8. CSI₁,₂ and CDH₁,₂

a. CSI and CDH maneuvers shall be targeted to cause TPI time to occur when the CSI is 11 minutes into darkness. TPI time is defined as the time at which the elevation angle of the CSM with respect to local horizontal as observed by the LM is 27.5° (see 9b).

b. The MCC-H will select and relay to the crew a single solution for each of the CSI and CDH rendezvous maneuvers which will be used by both space- craft – for PGNCS comparison, AGS targeting, and CSM G&N mirror image targeting, etc. It shall be that solution which is most compatible with the PGNCS. Some biases will be necessary for use in the AGS and CSM G&N.

c. As a nominal procedure, the command module will be targeted with “mirror image” maneuvers to be executed with a one minute time delay in the event the LM is unable to maneuver. In order to maintain TPI time and differential altitude within acceptable bounds it is necessary to bias the radial ΔV component of the CDH maneuvers relayed to the CSM from the MCC-H by an amount established pre-flight (approximately 7 fps). No other ΔV components of either the CSI or CDH maneuvers need to be biased in the CMC.

d. The crew shall bias CDH time 100 seconds earlier than determined by the PGNCS CSI targeting program (P32) when sequencing through the CDH tar- geting program (P33) to compensate for an inadequate approximation in P32. The crew shall bias CDH₂ time 70 seconds later than determined in P32.

e. An out-of-plane ΔV component will be computed by the LM PGNCS for CSI₂ and CDH₁,₂ using R36. This maneuver ΔV shall be executed unless it is less than 2 fps. This ΔV component will be included in the LGC/MSFN solution comparison.

f. LM PGNCS ΔV solutions will be compared with the ground. If the solutions agree, the PGNCS solution will be burned. There will not be comparisons with AGS, charts, or CSM.

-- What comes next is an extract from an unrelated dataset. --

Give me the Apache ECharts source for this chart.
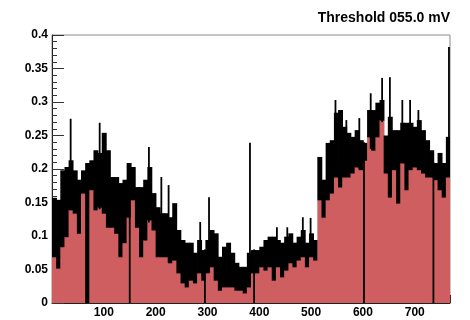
<!DOCTYPE html>
<html>
<head>
<meta charset="utf-8">
<script src="https://cdn.jsdelivr.net/npm/echarts@6/dist/echarts.min.js"></script>
<style>
html,body{margin:0;padding:0;background:#fff;}
#chart{width:470px;height:320px;}
</style>
</head>
<body>
<div id="chart"></div>
<script>
// Histogram: 96 bins of 8 channels each (0..768)
const binWidth = 8;
// top of the black error band per bin
const hiVals = [
0.157,0.154,0.198,0.203,0.213,0.198,0.184,0.198,0.209,0.213,0.228,0.224,0.254,0.228,0.188,0.188,
0.179,0.184,0.209,0.203,0.173,0.173,0.184,0.203,0.164,0.143,0.134,0.134,0.128,0.149,0.109,0.094,
0.090,0.090,0.075,0.094,0.079,0.094,0.109,0.104,0.069,0.084,0.090,0.075,0.060,0.054,0.054,0.075,
0.079,0.079,0.084,0.094,0.099,0.099,0.094,0.090,0.099,0.104,0.090,0.099,0.109,0.090,0.104,0.094,
0.218,0.184,0.239,0.243,0.284,0.288,0.263,0.254,0.248,0.258,0.243,0.239,0.288,0.288,0.299,0.303,
0.250,0.278,0.258,0.258,0.269,0.269,0.269,0.263,0.273,0.258,0.243,0.228,0.209,0.224,0.209,0.248
];
// top of the visible red fill per bin (bottom of the black band)
const loVals = [
0.069,0.052,0.084,0.099,0.139,0.134,0.104,0.164,0.000,0.169,0.139,0.143,0.134,0.113,0.113,0.104,
0.069,0.090,0.128,0.154,0.113,0.069,0.094,0.124,0.109,0.069,0.069,0.069,0.060,0.064,0.045,0.030,
0.024,0.034,0.030,0.045,0.034,0.045,0.054,0.034,0.019,0.024,0.024,0.024,0.019,0.019,0.015,0.024,
0.045,0.045,0.054,0.049,0.054,0.034,0.054,0.039,0.049,0.060,0.054,0.064,0.069,0.054,0.069,0.064,
0.154,0.128,0.154,0.164,0.188,0.173,0.188,0.188,0.194,0.203,0.199,0.213,0.248,0.228,0.248,0.273,
0.194,0.158,0.199,0.149,0.209,0.169,0.199,0.203,0.199,0.194,0.188,0.188,0.184,0.169,0.158,0.188
];
// single-channel spikes / dead channels
const spikeCh = [36,92,150,187,211,225,286,295,303,382,390,434,454,484,499,547,568,593,602,615,637,652,676,691,707,736,766];
const spikeLo = [0.14,0.14,0,0.12,0.07,0.06,0.045,0,0.045,0.069,0,0.054,0.049,0.069,0.069,0.19,0.19,0.2,0,0.23,0.27,0.16,0.21,0.2,0.2,0,0.19];
const spikeHi = [0.275,0.269,0.2,0.233,0.188,0.176,0.121,0.08,0.158,0.239,0.08,0.113,0.113,0.128,0.127,0.303,0.273,0.276,0.24,0.313,0.336,0.337,0.303,0.303,0.288,0.21,0.382];
const xTickLabels = ['100','200','300','400','500','600','700'];
const titleText = 'Threshold 055.0 mV';

const binData = hiVals.map((h, i) => [i * binWidth, (i + 1) * binWidth, loVals[i], h]);
const spikeData = spikeCh.map((c, i) => [c, spikeLo[i], spikeHi[i]]);

const fillColor = '#cf5e61';
const chart = echarts.init(document.getElementById('chart'), null, {renderer: 'canvas'});
const labelFont = {fontFamily: 'Liberation Sans, Arial, sans-serif', fontWeight: 'bold', fontSize: 12, color: '#000'};

chart.setOption({
  animation: false,
  backgroundColor: '#fff',
  title: {
    text: titleText,
    right: 15, top: 6,
    textStyle: {fontFamily: 'Liberation Sans, Arial, sans-serif', fontWeight: 'bold', fontSize: 14, color: '#000'}
  },
  grid: {left: 52, right: 20, top: 35, bottom: 17, show: true, borderColor: '#8a8a8a', borderWidth: 1, backgroundColor: '#fff'},
  xAxis: {
    type: 'value', min: 0, max: 768, interval: 100,
    axisLine: {lineStyle: {color: '#222', width: 1}},
    axisTick: {inside: true, length: 8, lineStyle: {color: '#333'}},
    minorTick: {show: true, splitNumber: 5, length: 4, lineStyle: {color: '#333'}},
    splitLine: {show: false},
    axisLabel: Object.assign({margin: 4, showMinLabel: false, showMaxLabel: false,
      formatter: v => xTickLabels.indexOf(String(v)) >= 0 ? String(v) : ''}, labelFont)
  },
  yAxis: {
    type: 'value', min: 0, max: 0.4, interval: 0.05,
    axisLine: {lineStyle: {color: '#222', width: 1}},
    axisTick: {inside: true, length: 12, lineStyle: {color: '#333'}},
    minorTick: {show: true, splitNumber: 5, length: 5, lineStyle: {color: '#333'}},
    splitLine: {show: false},
    axisLabel: Object.assign({margin: 4}, labelFont)
  },
  series: [
    {
      type: 'custom',
      data: binData,
      clip: true,
      renderItem: function (params, api) {
        const p0 = api.coord([api.value(0), 0]);
        const p1 = api.coord([api.value(1), api.value(3)]);
        const pl = api.coord([api.value(0), api.value(2)]);
        const x = p0[0], w = p1[0] - p0[0] + 0.8;
        return {
          type: 'group',
          children: [
            {type: 'rect', shape: {x: x, y: pl[1], width: w, height: p0[1] - pl[1]}, style: {fill: fillColor, stroke: null}},
            {type: 'rect', shape: {x: x, y: p1[1], width: w, height: pl[1] - p1[1] + 0.5}, style: {fill: '#000', stroke: null}}
          ]
        };
      }
    },
    {
      type: 'custom',
      data: spikeData,
      clip: true,
      renderItem: function (params, api) {
        const a = api.coord([api.value(0), api.value(1)]);
        const b = api.coord([api.value(0), api.value(2)]);
        return {type: 'line', shape: {x1: a[0], y1: a[1], x2: b[0], y2: b[1]}, style: {stroke: '#000', lineWidth: 1.8}};
      }
    }
  ]
});
</script>
</body>
</html>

g. In the event the ground solution is to be used, it will be executed using the AGS which has been targeted with the MEFN solution as a standard procedure. The external ΔV mode is used. It is necessary to bias the radial ΔV component of the CSI₂ maneuver relayed to the LM (AGS) from the MCC-H by an amount established pre-flight in order to maintain TPI₂ time within acceptable bounds. No other ΔV components of either the CSI or CDH maneuvers need to be biased in the AGS.

h. No radar data shall be input into the AGS prior to CSI and CDH.

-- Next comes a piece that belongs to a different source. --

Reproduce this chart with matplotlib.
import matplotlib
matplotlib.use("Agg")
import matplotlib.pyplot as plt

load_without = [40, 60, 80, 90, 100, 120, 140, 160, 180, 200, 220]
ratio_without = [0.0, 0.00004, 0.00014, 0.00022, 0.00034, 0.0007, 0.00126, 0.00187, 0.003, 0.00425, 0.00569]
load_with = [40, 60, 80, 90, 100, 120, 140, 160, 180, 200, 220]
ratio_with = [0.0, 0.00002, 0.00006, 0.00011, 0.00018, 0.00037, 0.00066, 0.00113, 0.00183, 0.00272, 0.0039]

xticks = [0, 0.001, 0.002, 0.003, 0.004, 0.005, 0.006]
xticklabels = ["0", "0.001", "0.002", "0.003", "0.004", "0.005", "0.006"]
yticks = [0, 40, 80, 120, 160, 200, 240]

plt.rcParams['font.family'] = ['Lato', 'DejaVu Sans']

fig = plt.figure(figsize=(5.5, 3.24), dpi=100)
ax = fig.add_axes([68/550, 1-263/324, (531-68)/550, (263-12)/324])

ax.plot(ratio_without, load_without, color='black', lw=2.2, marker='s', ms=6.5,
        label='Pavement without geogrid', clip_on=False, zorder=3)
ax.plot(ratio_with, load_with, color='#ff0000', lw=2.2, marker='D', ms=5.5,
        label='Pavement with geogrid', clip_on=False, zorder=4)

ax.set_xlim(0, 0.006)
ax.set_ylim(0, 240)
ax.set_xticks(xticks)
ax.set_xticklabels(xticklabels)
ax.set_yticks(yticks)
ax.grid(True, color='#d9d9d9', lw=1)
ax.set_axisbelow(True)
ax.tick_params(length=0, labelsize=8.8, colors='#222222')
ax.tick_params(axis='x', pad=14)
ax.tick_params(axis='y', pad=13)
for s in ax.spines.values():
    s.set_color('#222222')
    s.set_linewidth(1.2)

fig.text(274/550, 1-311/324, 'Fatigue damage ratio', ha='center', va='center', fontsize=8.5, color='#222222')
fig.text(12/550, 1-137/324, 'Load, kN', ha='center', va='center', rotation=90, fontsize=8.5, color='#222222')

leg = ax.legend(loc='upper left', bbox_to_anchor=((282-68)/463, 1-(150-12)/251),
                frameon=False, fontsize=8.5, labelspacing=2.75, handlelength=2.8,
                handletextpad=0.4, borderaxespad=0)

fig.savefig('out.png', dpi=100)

i. There will not be any backup charts used for CSI₁,₂. The LM shall have backup charts for CDH and TPI. The CDH charts require a minimum of 29 minutes between CSI and CDH. The command module pilot will be unable to compute onboard chart solutions for TPI due to the press of other activity and so they will not be available as a data source.

j. In the event the LM has performed an ullage maneuver prior to a main engine failure, the LM will remove that ΔV to maintain correct targeting of the CSM mirror image burn.

9. TPI₀,₁,₂

a. Although studies have shown that if TPI time falls outside a window of approximately four minutes duration undesirable lighting conditions will result for one or both spacecraft, it has been established that it is more important to execute TPI at the proper elevation angle than to honor lighting constraints in terminal phase. That is lighting constraints are desirable but not mandatory. Nominal TPI elevation angle is mandatory.

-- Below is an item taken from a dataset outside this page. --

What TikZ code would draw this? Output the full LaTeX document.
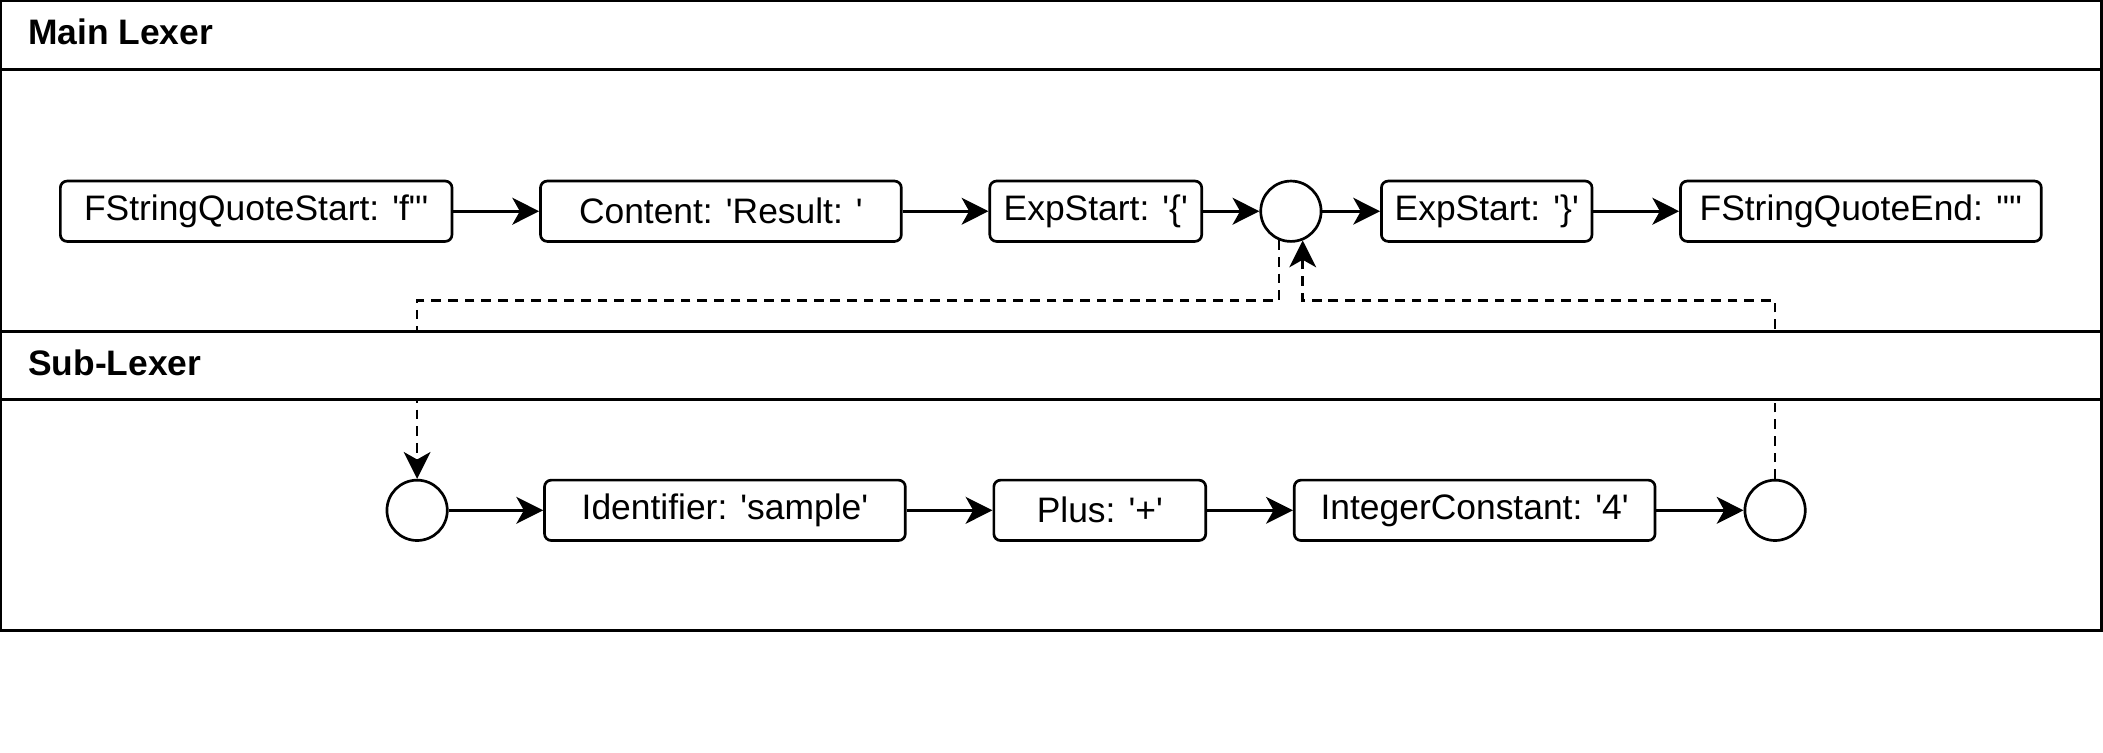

b. The elevation angle to be used in the TPI targeting programs (P34) in both spacecraft shall be 27.5° for all rendezvous.

c. The LM shall always use the elevation angle option in P34 for TPI targeting.

d. The CSM shall always use the elevation angle option in P34 for TPI targeting whenever it becomes the active vehicle. Therefore, the first time the CSM cycles through P34 it will use the elevation angle option; however, if the LM TPI solution is determined to be acceptable by comparison checks, the CSM will recycle through P34 using the LM TPI time as input to the “time” option. (TPI maneuvers will not be biased.)

e. TPI shall be targeted onboard and at MCC-H to force a node at TPF (i.e., intercept). The MCC-H shall supply this maneuver via voice (pad message) in both External ΔV and line-of-sight components.

f. If the LM PGNCS is working but rendezvous radar has failed, no external data will be input to the spacecraft systems—PGNCS, AGS or charts. In this case, the command module executes the TPI and subsequent midcourse correction maneuvers and the LM does the braking maneuver if visibility permits. However, the command module, of course, must compare its TPI solution with the MSFN and that comparison must be favorable. (If not, see 9h) The command module would voice relay to the LM the maneuvers it has executed in order that the LM crew could update the command module state vector in the LGC using the target ΔV program.

g. If the LM PGNCS has failed, but the RR is working, compare the onboard chart solution for TPI with the MSFN. If the comparison is favorable, execute the chart solution and, if not, use the MSFN ΔV's executed at a time determined onboard the spacecraft. The maneuver would be made using the AGS external ΔV mode.

h. If both the RR and the CSM G&N have failed, use the LM PGNCS to execute the MSFN TPI solution given in LOS coordinates at the time at which the elevation angle is 27.5° as determined onboard the spacecraft.